— begin —
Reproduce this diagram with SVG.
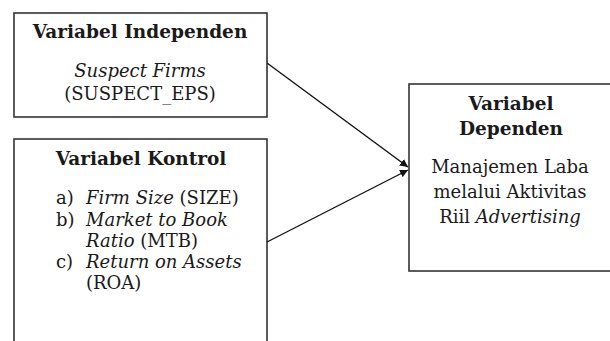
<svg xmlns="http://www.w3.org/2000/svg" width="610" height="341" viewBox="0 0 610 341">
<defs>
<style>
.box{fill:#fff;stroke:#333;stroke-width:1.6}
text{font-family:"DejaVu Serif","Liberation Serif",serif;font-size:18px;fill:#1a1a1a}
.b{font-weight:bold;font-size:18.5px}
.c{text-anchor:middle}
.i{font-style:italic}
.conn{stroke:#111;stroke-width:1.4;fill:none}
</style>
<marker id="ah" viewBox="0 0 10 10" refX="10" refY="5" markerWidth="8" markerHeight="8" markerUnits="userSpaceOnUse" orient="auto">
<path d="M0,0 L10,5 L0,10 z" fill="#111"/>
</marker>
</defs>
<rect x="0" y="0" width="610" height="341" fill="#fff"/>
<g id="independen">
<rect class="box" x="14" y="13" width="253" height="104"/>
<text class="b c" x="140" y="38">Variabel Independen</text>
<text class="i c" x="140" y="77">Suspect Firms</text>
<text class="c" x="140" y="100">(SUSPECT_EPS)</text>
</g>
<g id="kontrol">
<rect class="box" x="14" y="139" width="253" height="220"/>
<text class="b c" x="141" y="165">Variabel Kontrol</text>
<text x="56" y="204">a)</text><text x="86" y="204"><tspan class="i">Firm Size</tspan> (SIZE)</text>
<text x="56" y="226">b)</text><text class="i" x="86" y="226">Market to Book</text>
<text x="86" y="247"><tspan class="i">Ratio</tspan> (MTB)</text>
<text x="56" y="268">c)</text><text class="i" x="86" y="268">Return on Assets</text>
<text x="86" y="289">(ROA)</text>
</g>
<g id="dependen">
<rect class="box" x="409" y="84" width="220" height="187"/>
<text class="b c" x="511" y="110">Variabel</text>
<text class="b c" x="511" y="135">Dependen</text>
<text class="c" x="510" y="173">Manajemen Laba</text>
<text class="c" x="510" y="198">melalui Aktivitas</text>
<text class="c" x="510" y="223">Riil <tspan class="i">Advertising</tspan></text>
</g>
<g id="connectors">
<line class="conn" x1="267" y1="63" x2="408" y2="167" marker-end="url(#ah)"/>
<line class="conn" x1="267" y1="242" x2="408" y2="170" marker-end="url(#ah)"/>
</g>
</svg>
— end —
Exercise task = Reproduce each line exactly, please, except for any pictures.

Result below =
Reproduce this diagram with SVG.
<svg xmlns="http://www.w3.org/2000/svg" width="610" height="341" viewBox="0 0 610 341">
<defs>
<style>
.box{fill:#fff;stroke:#333;stroke-width:1.6}
text{font-family:"DejaVu Serif","Liberation Serif",serif;font-size:18px;fill:#1a1a1a}
.b{font-weight:bold;font-size:18.5px}
.c{text-anchor:middle}
.i{font-style:italic}
.conn{stroke:#111;stroke-width:1.4;fill:none}
</style>
<marker id="ah" viewBox="0 0 10 10" refX="10" refY="5" markerWidth="8" markerHeight="8" markerUnits="userSpaceOnUse" orient="auto">
<path d="M0,0 L10,5 L0,10 z" fill="#111"/>
</marker>
</defs>
<rect x="0" y="0" width="610" height="341" fill="#fff"/>
<g id="independen">
<rect class="box" x="14" y="13" width="253" height="104"/>
<text class="b c" x="140" y="38">Variabel Independen</text>
<text class="i c" x="140" y="77">Suspect Firms</text>
<text class="c" x="140" y="100">(SUSPECT_EPS)</text>
</g>
<g id="kontrol">
<rect class="box" x="14" y="139" width="253" height="220"/>
<text class="b c" x="141" y="165">Variabel Kontrol</text>
<text x="56" y="204">a)</text><text x="86" y="204"><tspan class="i">Firm Size</tspan> (SIZE)</text>
<text x="56" y="226">b)</text><text class="i" x="86" y="226">Market to Book</text>
<text x="86" y="247"><tspan class="i">Ratio</tspan> (MTB)</text>
<text x="56" y="268">c)</text><text class="i" x="86" y="268">Return on Assets</text>
<text x="86" y="289">(ROA)</text>
</g>
<g id="dependen">
<rect class="box" x="409" y="84" width="220" height="187"/>
<text class="b c" x="511" y="110">Variabel</text>
<text class="b c" x="511" y="135">Dependen</text>
<text class="c" x="510" y="173">Manajemen Laba</text>
<text class="c" x="510" y="198">melalui Aktivitas</text>
<text class="c" x="510" y="223">Riil <tspan class="i">Advertising</tspan></text>
</g>
<g id="connectors">
<line class="conn" x1="267" y1="63" x2="408" y2="167" marker-end="url(#ah)"/>
<line class="conn" x1="267" y1="242" x2="408" y2="170" marker-end="url(#ah)"/>
</g>
</svg>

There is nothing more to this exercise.